**Your goal**
Copy exactly, and only, the lines below from the first through the one containing "const isoTemp = '400 ºC';", both included; pictures are omitted.

**Dataset section**
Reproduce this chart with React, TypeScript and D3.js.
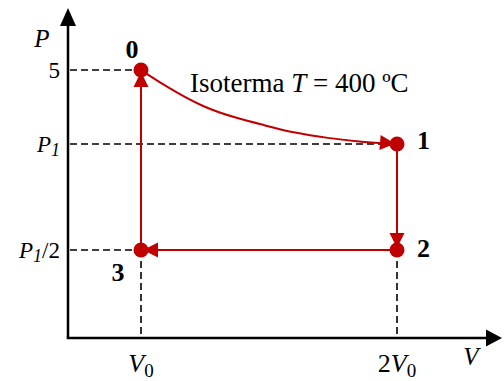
import React from 'react';
import * as d3 from 'd3';

// cycle states (V in units of V0, P in the diagram's units)
const stateNames = ['0', '1', '2', '3'];
const stateV = [1, 2, 2, 1];
const stateP = [5, 2.5, 1.25, 1.25];

// isotherm
const isoV = [1, 1.1, 1.24, 1.37, 1.48, 1.6, 1.73, 1.86, 2];
const isoP = [5, 4.43, 3.75, 3.38, 3.14, 2.87, 2.7, 2.57, 2.5];

const pTicks = [5, 2.5, 1.25];
const pTickLabels = ['5', 'P1', 'P1/2'];
const vTicks = [1, 2];
const vTickLabels = ['V0', '2V0'];
const isoLabel = 'Isoterma';
const isoTemp = '400 ºC';

const RED = '#c00000';
const FONT = '"Liberation Serif", "Times New Roman", serif';

const width = 504;
const height = 381;

export default function App() {
  // schematic, piecewise axes
  const x = d3.scaleLinear().domain([0, 1, 2]).range([68, 141, 397]);
  const y = d3.scaleLinear().domain([0, 1.25, 2.5, 5]).range([338, 250, 144, 70]);
  const x0 = x(0);
  const y0 = y(0);
  const xEnd = 502;
  const yTop = 8;

  const pts = stateV.map((v, i) => [x(v), y(stateP[i])] as [number, number]);

  const iso = isoV.map((v, i) => [x(v), y(isoP[i])] as [number, number]);
  const isoPath = d3.line().curve(d3.curveBasis)(iso) || '';

  // arrowhead pointing at `to`, coming from `from`
  const arrow = (from: [number, number], to: [number, number]) => {
    const dx = to[0] - from[0];
    const dy = to[1] - from[1];
    const len = Math.hypot(dx, dy);
    const ux = dx / len;
    const uy = dy / len;
    const tipOff = 2;
    const L = 15;
    const hw = 7.5;
    const tx = to[0] - ux * tipOff;
    const ty = to[1] - uy * tipOff;
    const bx = tx - ux * L;
    const by = ty - uy * L;
    return `M${tx},${ty}L${bx - uy * hw},${by + ux * hw}L${bx + uy * hw},${by - ux * hw}Z`;
  };

  const arrows = [
    arrow(iso[iso.length - 3], pts[1]),
    arrow(pts[1], pts[2]),
    arrow(pts[2], pts[3]),
    arrow(pts[3], pts[0]),
  ];

  const labelOffsets = [
    { dx: -9, dy: -12, anchor: 'middle' },
    { dx: 20, dy: 5, anchor: 'start' },
    { dx: 20, dy: 7, anchor: 'start' },
    { dx: -23, dy: 31, anchor: 'middle' },
  ];

  const dash = { stroke: '#000', strokeWidth: 1.6, strokeDasharray: '7,4', fill: 'none' };

  const pLabel = (s: string) => {
    if (s.startsWith('P1')) {
      return (
        <>
          <tspan fontStyle="italic">P</tspan>
          <tspan fontStyle="italic" fontSize={18} dy={4}>1</tspan>
          <tspan dy={-4}>{s.slice(2)}</tspan>
        </>
      );
    }
    return s;
  };

  const vLabel = (s: string) => {
    const i = s.indexOf('V');
    return (
      <>
        {s.slice(0, i)}
        <tspan fontStyle="italic">V</tspan>
        <tspan fontSize={19} dy={5}>{s.slice(i + 1)}</tspan>
      </>
    );
  };

  return (
    <svg
      width={width}
      height={height}
      style={{ position: 'absolute', left: 0, top: 0, display: 'block', background: '#fff' }}
      fontFamily={FONT}
    >
      {/* guide lines */}
      {pTicks.map((p, i) => (
        <line key={'ph' + i} x1={x0 + 2} x2={x(stateV[stateP.indexOf(p)] ?? 1)} y1={y(p)} y2={y(p)} style={dash} />
      ))}
      {vTicks.map((v, i) => (
        <line key={'vv' + i} x1={x(v)} x2={x(v)} y1={y(1.25)} y2={y0} style={dash} />
      ))}

      {/* axes */}
      <line x1={x0} x2={x0} y1={y0} y2={yTop + 14} stroke="#000" strokeWidth={2.5} />
      <path d={`M${x0},${yTop}L${x0 - 8},${yTop + 18}L${x0 + 8},${yTop + 18}Z`} fill="#000" />
      <line x1={x0 - 1.25} x2={xEnd - 12} y1={y0} y2={y0} stroke="#000" strokeWidth={2.5} />
      <path d={`M${xEnd},${y0}L${xEnd - 16},${y0 - 8.5}L${xEnd - 16},${y0 + 8.5}Z`} fill="#000" />

      {/* cycle */}
      <path d={isoPath} fill="none" stroke={RED} strokeWidth={2} />
      <line x1={pts[1][0]} y1={pts[1][1]} x2={pts[2][0]} y2={pts[2][1]} stroke={RED} strokeWidth={2} />
      <line x1={pts[2][0]} y1={pts[2][1]} x2={pts[3][0]} y2={pts[3][1]} stroke={RED} strokeWidth={2} />
      <line x1={pts[3][0]} y1={pts[3][1]} x2={pts[0][0]} y2={pts[0][1]} stroke={RED} strokeWidth={2} />
      {arrows.map((d, i) => (
        <path key={'a' + i} d={d} fill={RED} />
      ))}
      {pts.map((p, i) => (
        <circle key={'c' + i} cx={p[0]} cy={p[1]} r={7.5} fill={RED} />
      ))}

      {/* state labels */}
      {pts.map((p, i) => (
        <text
          key={'s' + i}
          x={p[0] + labelOffsets[i].dx}
          y={p[1] + labelOffsets[i].dy}
          textAnchor={labelOffsets[i].anchor}
          fontWeight="bold"
          fontSize={26}
        >
          {stateNames[i]}
        </text>
      ))}

      {/* tick labels */}
      {pTicks.map((p, i) => (
        <text key={'pt' + i} x={x0 - 8} y={y(p) + 8} textAnchor="end" fontSize={23}>
          {pLabel(pTickLabels[i])}
        </text>
      ))}
      {vTicks.map((v, i) => (
        <text key={'vt' + i} x={x(v)} y={372} textAnchor="middle" fontSize={26}>
          {vLabel(vTickLabels[i])}
        </text>
      ))}

      {/* axis titles */}
      <text x={42} y={47} textAnchor="middle" fontStyle="italic" fontSize={25}>P</text>
      <text x={471} y={365} textAnchor="middle" fontStyle="italic" fontSize={25}>V</text>

      {/* isotherm label */}
      <text x={190} y={92} fontSize={27}>
        {isoLabel + ' '}
        <tspan fontStyle="italic">T</tspan>
        {' = ' + isoTemp}
      </text>
    </svg>
  );
}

**Expected output**
Reproduce this chart with React, TypeScript and D3.js.
import React from 'react';
import * as d3 from 'd3';

// cycle states (V in units of V0, P in the diagram's units)
const stateNames = ['0', '1', '2', '3'];
const stateV = [1, 2, 2, 1];
const stateP = [5, 2.5, 1.25, 1.25];

// isotherm
const isoV = [1, 1.1, 1.24, 1.37, 1.48, 1.6, 1.73, 1.86, 2];
const isoP = [5, 4.43, 3.75, 3.38, 3.14, 2.87, 2.7, 2.57, 2.5];

const pTicks = [5, 2.5, 1.25];
const pTickLabels = ['5', 'P1', 'P1/2'];
const vTicks = [1, 2];
const vTickLabels = ['V0', '2V0'];
const isoLabel = 'Isoterma';
const isoTemp = '400 ºC';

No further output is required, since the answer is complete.